(An edited version was published in The New Indian Express)
The word class is carelessly thrown around several times in Saket Chaudhary’s Hindi Medium. His wife wants to climb the behemoth that exists in every society – from Chandni Chowk to Vasant Vihar. She wanted this long before he stitched his way into her life. As a teenager, Raj Batra (Irrfan) was Mita’s (Saba Qamar) tailor. That’s how they met. He produced imitations of clothes from fashion magazines and of famous fashion designers. Cut to 15 years later, he is still doing that. But not in the hole-in-a-wall local tailoring shop but in a sprawling garment store that he owns, in Chandni Chowk. He drives a BMW. They leave Chandni Chowk in a cart and arrive at Vasant Vihar in their BMW. Makes sense. My first – very urban – thought at seeing the BMW was about his parking woes. Mita tells him, almost as soon as they move homes, how he has moved out of Chandni Chowk but Chandni Chowk hasn’t moved out of him. All because he made the dance floor his own for a Sukhbir song, in front of South Delhi residents. Apparently, their opulence doesn’t allow them to let their hair down.
Mita is in dogged pursuit of admission in one of the most prestigious schools of Delhi for her daughter. Raj is reluctantly complicit because he’s never said no to her all his life. Mita reminded me of my own primary school in early 90s when schools and parents insisted on great handwriting and English speaking skills more than anything else. According to Hindi Medium, nothing has changed. It has only gotten worse, with consultants and business advancing MBAs replacing well-meaning individuals. There is a school before school – not pre-school as we know it – where children are trained in every discipline to gain admission into one of these institutions. Tillotama Shome plays one such consultant. Shome has her share of fun in the kind of role that she’s probably never played before – something pitched at the high and loud, only bordering on satire.
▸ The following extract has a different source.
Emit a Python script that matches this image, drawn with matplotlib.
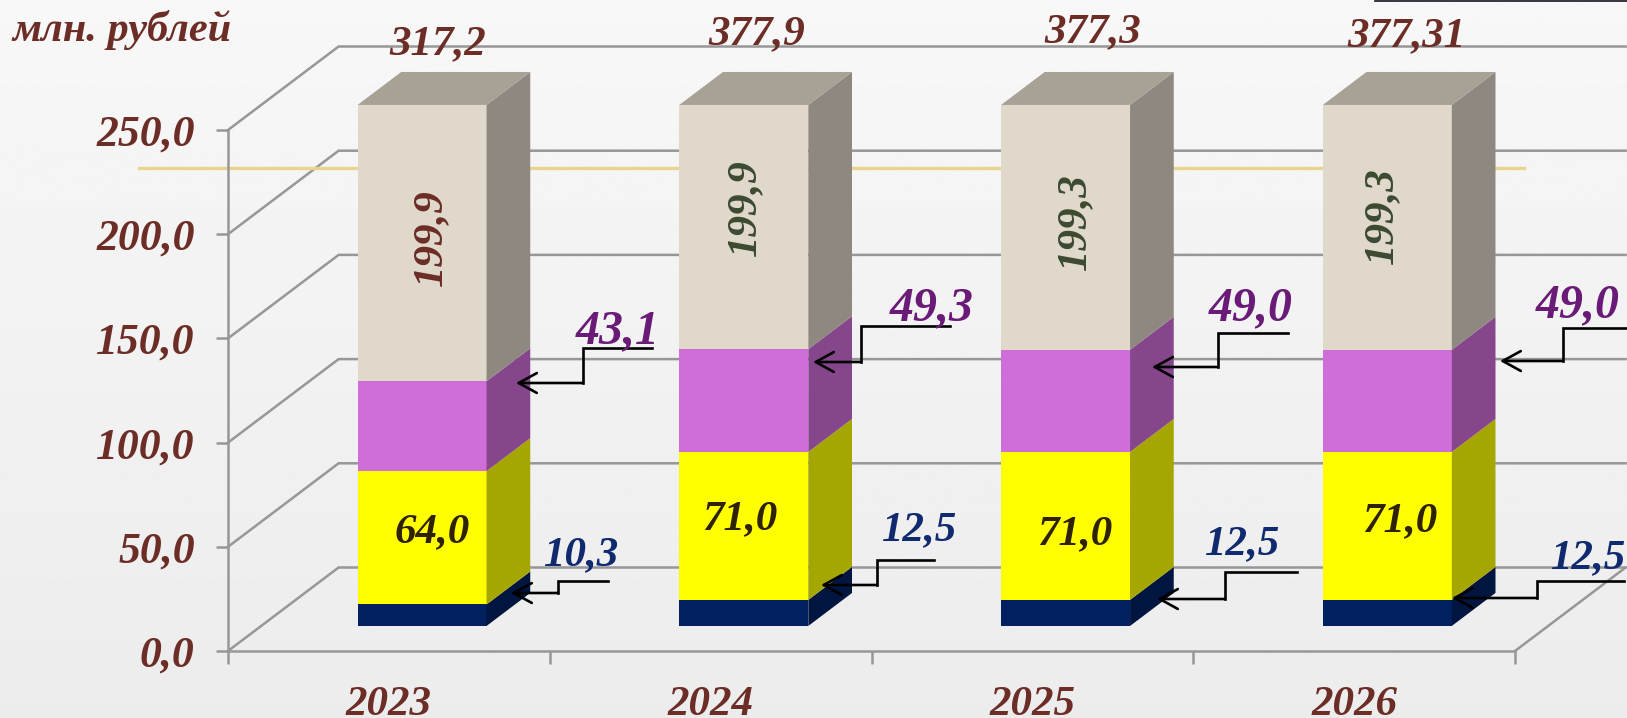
import numpy as np
import matplotlib
matplotlib.use('Agg')
import matplotlib.pyplot as plt
from matplotlib.lines import Line2D
from matplotlib.patches import Polygon

W, H = 1627, 718

years = ['2023', '2024', '2025', '2026']
navy = [10.3, 12.5, 12.5, 12.5]
yellow = [64.0, 71.0, 71.0, 71.0]
pink = [43.1, 49.3, 49.0, 49.0]
beige = [199.9, 199.9, 199.3, 199.3]
totals = ['317,2', '377,9', '377,3', '377,31']
y_ticks = [0, 50, 100, 150, 200, 250]

brown = '#6B2D26'
grid_c = '#979797'
serif = dict(family='Liberation Serif', weight='bold', style='italic')

# front, side colours of each layer
layers = [
    (navy, '#002060', '#001540', 'navy'),
    (yellow, '#FFFF00', '#A6A600', 'yellow'),
    (pink, '#CF6DD9', '#86468C', 'pink'),
    (beige, '#DFD8CB', '#8F8880', 'beige'),
]
top_c = '#A8A196'

# depth of the 3d box, in x categories and y units
depth_x = 110.6 / 321.75
depth_y = 83.5 / 2.084
bar_w = 129 / 321.75
bar_d0, bar_d1 = 0.30, 0.695


def fx(x):
    return x / W


def fy(y):
    return 1 - y / H


fig = plt.figure(figsize=(W / 100, H / 100), dpi=100)

# background
bg = fig.add_axes([0, 0, 1, 1], zorder=0)
bg.imshow(np.linspace(0.97, 0.925, 256).reshape(-1, 1), cmap='gray', vmin=0, vmax=1,
          aspect='auto', extent=(0, 1, 0, 1))
bg.axis('off')

ax = fig.add_axes([fx(228), fy(651), (1515 - 228) / W, (651 - 130) / H], zorder=1)
ax.patch.set_alpha(0)
ax.set_xlim(0, 4)
ax.set_ylim(0, 250)


def proj(x, v, d):
    return (x + d * depth_x, v + d * depth_y)


# walls and grid
for v in y_ticks:
    p0 = proj(0, v, 0)
    p1 = proj(0, v, 1)
    p2 = proj(4, v, 1)
    ax.plot([p0[0], p1[0], p2[0]], [p0[1], p1[1], p2[1]], color=grid_c, lw=1.8,
            clip_on=False, zorder=1, solid_joinstyle='miter')
pr0 = proj(4, 0, 0)
pr1 = proj(4, 0, 1)
ax.plot([pr0[0], pr1[0]], [pr0[1], pr1[1]], color=grid_c, lw=1.8, clip_on=False, zorder=1)

# tan line
ax.plot([-0.2767, 4.0295], [231.8, 231.8], color='#E9D48F', lw=2.4, clip_on=False, zorder=2)

# bars
for i in range(len(years)):
    x0 = i + 0.5 + bar_d0 * depth_x - bar_w / 2
    x0b = x0 - bar_d0 * depth_x
    base = 0
    for vals, front, side, name in layers:
        v0 = min(base, 250)
        v1 = min(base + vals[i], 250)
        base += vals[i]
        pts = [proj(x0b, v0, bar_d0), proj(x0b + bar_w, v0, bar_d0),
               proj(x0b + bar_w, v1, bar_d0), proj(x0b, v1, bar_d0)]
        ax.add_patch(Polygon(pts, fc=front, ec='none', clip_on=False, zorder=5))
        pts = [proj(x0b + bar_w, v0, bar_d0), proj(x0b + bar_w, v0, bar_d1),
               proj(x0b + bar_w, v1, bar_d1), proj(x0b + bar_w, v1, bar_d0)]
        ax.add_patch(Polygon(pts, fc=side, ec='none', clip_on=False, zorder=5))
    pts = [proj(x0b, v1, bar_d0), proj(x0b + bar_w, v1, bar_d0),
           proj(x0b + bar_w, v1, bar_d1), proj(x0b, v1, bar_d1)]
    ax.add_patch(Polygon(pts, fc=top_c, ec='none', clip_on=False, zorder=5))

# axes
for s in ['top', 'right']:
    ax.spines[s].set_visible(False)
for s in ['left', 'bottom']:
    ax.spines[s].set_color(grid_c)
    ax.spines[s].set_linewidth(1.8)
    ax.spines[s].set_zorder(3)
ax.set_yticks(y_ticks)
ax.set_yticklabels([f'{v:.1f}'.replace('.', ',') for v in y_ticks], color=brown, fontsize=31.5, **serif)
ax.tick_params(axis='y', length=9, width=1.8, color=grid_c, pad=15)
ax.set_xticks(range(5))
ax.set_xticklabels([])
ax.tick_params(axis='x', which='major', length=9.5, width=1.8, color=grid_c)
ax.set_xticks(np.arange(4) + 0.5, minor=True)
ax.set_xticklabels(years, minor=True, color=brown, fontsize=31, **serif)
ax.tick_params(axis='x', which='minor', length=0, pad=25)

# top layer for labels and arrows
top = fig.add_axes([0, 0, 1, 1], zorder=2)
top.axis('off')
top.set_xlim(0, W)
top.set_ylim(H, 0)


def label(txt, x, y, color, rot=0, size=31):
    top.text(x, y, txt, color=color, fontsize=size, rotation=rot, ha='center', va='center',
             clip_on=False, **serif)


def fmt(v):
    return f'{v:.1f}'.replace('.', ',')


label('млн. рублей', 122, 30, brown, size=30.5)

total_pos = [(438, 44), (757, 34), (1093, 32), (1406, 36)]
for t, (x, y) in zip(totals, total_pos):
    label(t, x, y, brown)

beige_pos = [(431, 238), (745, 208), (1075, 222), (1382, 216)]
beige_col = [brown, '#3D4A32', '#3D4A32', '#3D4A32']
for v, (x, y), c in zip(beige, beige_pos, beige_col):
    label(fmt(v), x, y, c, rot=90)

yellow_pos = [(432, 532), (740, 519), (1075, 534), (1400, 521)]
for v, (x, y) in zip(yellow, yellow_pos):
    label(fmt(v), x, y, '#2E2200')

pink_pos = [(618, 331), (932, 308), (1251, 308), (1578, 305)]
for v, (x, y) in zip(pink, pink_pos):
    label(fmt(v), x, y, '#6A1B78', size=34.5)

navy_pos = [(582, 555), (920, 530), (1243, 544), (1589, 558)]
for v, (x, y) in zip(navy, navy_pos):
    label(fmt(v), x, y, '#0F2A6E')

# elbow arrows
arrows = [
    [(652, 348), (583, 348), (583, 383), (516, 383)],
    [(608, 581), (558, 581), (558, 593), (511, 593)],
    [(950, 326), (861, 326), (861, 362), (813, 362)],
    [(934, 560), (877, 560), (877, 585), (821, 585)],
    [(1288, 333), (1218, 333), (1218, 367), (1152, 367)],
    [(1297, 572), (1225, 572), (1225, 599), (1157, 599)],
    [(1627, 328), (1563, 328), (1563, 361), (1500, 361)],
    [(1624, 581), (1537, 581), (1537, 598), (1452, 598)],
]
for a in arrows:
    xs = [p[0] for p in a]
    ys = [p[1] for p in a]
    top.plot(xs[:-1], ys[:-1], color='black', lw=1.9, solid_joinstyle='miter', clip_on=False)
    top.annotate('', xy=a[-1], xytext=a[-2],
                 arrowprops=dict(arrowstyle='->,head_length=1,head_width=0.55', mutation_scale=13,
                                 color='black', lw=1.9, shrinkA=0, shrinkB=0))

# dark strip at the top right corner
fig.add_artist(Line2D([fx(1375), 1], [fy(0.8), fy(0.8)], color='#15151f', lw=1.2))

plt.savefig('out.png', dpi=100)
That is also one of the issues with Hindi Medium because the way characters and their roles are pitched, it looks like Raj, Mita and the consultant belong in different kind of films.
The heightened dramatics is a staple of Hindi Medium with the plot concerns not based on logic or reality. They just exist to service Chaudhary’s message heavy film. Have Raj and Mita thought about what happens once they secure admission through RTE (Right To Education) and attend school events or meet teachers, as the posh residents of South Delhi? What about the eventuality that no matter how much effort they take, all of it depends on a lottery? They haven’t thought this through and neither has Chaudhary, who shares script credit with Zeenat Lakhani. It has every cliche associated with message heavy films – the characters drawn as black and white, the pitching of the performances, the manipulative writing and even the long monologue that Raj delivers in front of a snooty crowd that transforms into an enlightened society by the end of it. Mita, Raj and their daughter pretend to be poor to take advantage of the RTE quota. Hindi Medium is supposed to make us laugh and think but this is one of the most cunning of its leads’ schemes. It makes you squirm in your seat, thinking about the lengths to which one can be pushed. Chaudhary even manages to extract the most brilliant conceit here, a shoe-is-on-the-other-foot moment with Deepak Dobriyal (Shyam Prakash as the couple’s new neighbor and fellow RTE applicant) in fine form. The Batras themselves are members of the nouveau riche, intent upon impressing their Vasant Vihar neighbors and getting into their cliques. So, when they stumble during an out of ordinary inspection visit of RTE applicants by a school official, Shyam has to play along with them, informing the official that they are newly poor. They are still learning the ways of the downtrodden. It is a stunning scene anchored by Dobriyal, Khan and Qamar.
In a film that is better on paper than on screen, it is the performances that hold your hand. Khan has played these comical deadpan straight shooter roles for more than a decade now that it has become a stereotype. But what’s there to complain when literally anything he does with his face in these roles is laughter inducing? It would be lovely to see more of Saba Qamar. She’s great at concealing most of the awkwardness associated with being Mita – the Chandni Chowk girl wearing Dior and rubbing shoulders with the elite that she desperately wants to be part of – while managing to show how a tinge of it has escaped her. Qamar should be seen in bigger and better films. Hopefully for her and her performances, and not because some filmmaker had to donate to “army welfare” after being arm twisted by a political party, for casting a Pakistani actress.